Son but peut être double. Il recherche le bonheur, ou bien il se borne à empêcher le mal : et, dans ce dernier cas, à empêcher le mal venant de la nature ou le mal causé par les hommes. S’il ne s’attaque qu’au second de ces maux, c’est la sûreté seule qu’il cherche ; et c’est cette sûreté que j’opposerai à tous les autres buts possibles compris sous le nom de bien positif. La différence des moyens employés par l’État donne à son action une étendue diverse.
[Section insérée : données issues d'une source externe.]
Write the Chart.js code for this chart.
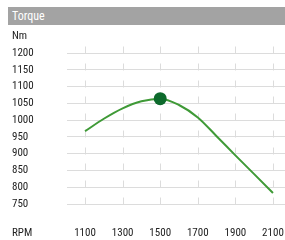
<!DOCTYPE html>
<html lang="en">
<head>
    <meta charset="UTF-8">
    <title>Torque</title>
    <script src="https://cdn.jsdelivr.net/npm/chart.js@4/dist/chart.umd.min.js"></script>
    <style>
        body{
            margin: 0;
            background-color: #ffffff;
            font-family: "Roboto Condensed", "Liberation Sans Narrow", Roboto, sans-serif;
        }
        .titleBar{
            position: absolute;
            left: 8px;
            top: 7px;
            width: 273px;
            height: 18px;
            padding-left: 4px;
            background-color: #a3a3a3;
            color: #ffffff;
            font-size: 12px;
            line-height: 18px;
        }
        .grafica{
            position: absolute;
            left: 0;
            top: 0;
            width: 285px;
            height: 240px;
        }
    </style>
</head>
<body>
    <div class="titleBar">Torque</div>
    <div class="grafica">
        <canvas id="miCanvas" width="285" height="240"></canvas>
    </div>
    <script>
        // values
        const rpm = [1100, 1200, 1300, 1400, 1500, 1600, 1700, 1800, 1900, 2000, 2100];
        const torque = [967, 1004, 1035, 1056, 1064, 1045, 1008, 952, 895, 839, 783];
        const xTicks = [1100, 1300, 1500, 1700, 1900, 2100];
        const yTicks = [750, 800, 850, 900, 950, 1000, 1050, 1100, 1150, 1200];

        const fontFam = '"Roboto Condensed", "Liberation Sans Narrow", Roboto, sans-serif';
        const gridColor = '#dcdcdc';
        const peak = Math.max(...torque);

        // short vertical marks above every horizontal line, plus unit labels
        const extras = {
            id: 'extras',
            beforeDatasetsDraw(chart) {
                const ctx = chart.ctx;
                const xs = chart.scales.x, ys = chart.scales.y;
                ctx.save();
                ctx.strokeStyle = gridColor;
                ctx.lineWidth = 1;
                yTicks.forEach(v => {
                    const py = Math.round(ys.getPixelForValue(v)) + 0.5;
                    xTicks.forEach(r => {
                        const px = Math.round(xs.getPixelForValue(r)) + 0.5;
                        ctx.beginPath();
                        ctx.moveTo(px, py - 7);
                        ctx.lineTo(px, py);
                        ctx.stroke();
                    });
                });
                ctx.restore();
            },
            afterDraw(chart) {
                const ctx = chart.ctx;
                ctx.save();
                ctx.fillStyle = '#222222';
                ctx.font = '11px ' + fontFam;
                ctx.textBaseline = 'middle';
                ctx.textAlign = 'left';
                ctx.fillText('Nm', 12, 36);
                ctx.fillText('RPM', 12, 233);
                ctx.restore();
            }
        };

        const miCanvas = document.getElementById("miCanvas").getContext("2d");
        new Chart(miCanvas, {
            type: 'line',
            data: {
                datasets: [{
                    data: rpm.map((r, i) => ({x: r, y: torque[i]})),
                    borderColor: '#3f9a37',
                    borderWidth: 2,
                    cubicInterpolationMode: 'monotone',
                    pointRadius: ctx => (ctx.raw && ctx.raw.y === peak) ? 6.5 : 0,
                    pointBackgroundColor: '#0d6a2c',
                    pointBorderColor: '#0d6a2c',
                    pointBorderWidth: 0
                }]
            },
            options: {
                responsive: false,
                animation: false,
                layout: {padding: {left: 12, right: 0, top: 53, bottom: 0}},
                plugins: {legend: {display: false}, tooltip: {enabled: false}},
                scales: {
                    x: {
                        type: 'linear',
                        min: 1004,
                        max: 2164,
                        afterBuildTicks: s => { s.ticks = xTicks.map(v => ({value: v})); },
                        afterFit: s => { s.height = 36; },
                        grid: {color: 'rgba(0,0,0,0)', drawOnChartArea: false, tickLength: 23},
                        border: {display: false},
                        ticks: {
                            color: '#222222',
                            padding: 0,
                            maxRotation: 0,
                            autoSkip: false,
                            callback: v => String(v),
                            font: {family: fontFam, size: 11}
                        }
                    },
                    y: {
                        min: 750,
                        max: 1200,
                        afterBuildTicks: s => { s.ticks = yTicks.map(v => ({value: v})); },
                        afterFit: s => { s.width = 55; },
                        grid: {color: gridColor, drawTicks: false},
                        border: {display: false},
                        ticks: {
                            color: '#222222',
                            crossAlign: 'far',
                            padding: 0,
                            callback: v => String(v),
                            font: {family: fontFam, size: 11}
                        }
                    }
                }
            },
            plugins: [extras]
        });
    </script>
</body>
</html>
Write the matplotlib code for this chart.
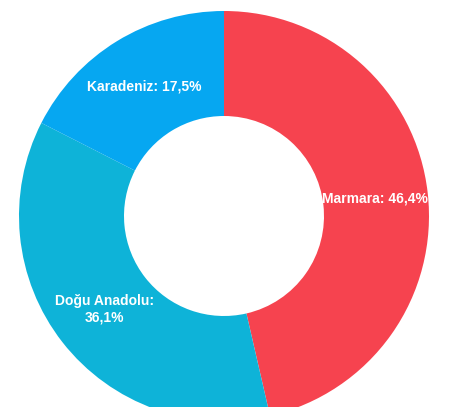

En effet, ou bien il cherche à réaliser immédiatement son vœu, soit par la contrainte, par les lois prohibitives et impératives, par les peines ; ou bien, de quelque manière que ce soit, il donne à la situation des citoyens la forme favorable à la réalisation de ses vues, et les empêche d’agir dans un autre sens ; ou enfin il tend à mettre leurs inclinations en harmonie avec sa volonté, à agir sur leurs pensées et sur leurs sentiments. Dans le premier cas il

  1. À savoir, que le vrai but de l’homme est le développement le plus large et le mieux proportionné de ses forces dans leur ensemble, et que la liberté et la variété des situations sont indispensables pour atteindre ce but. (Relire les premières lignes du chapitre précédent.)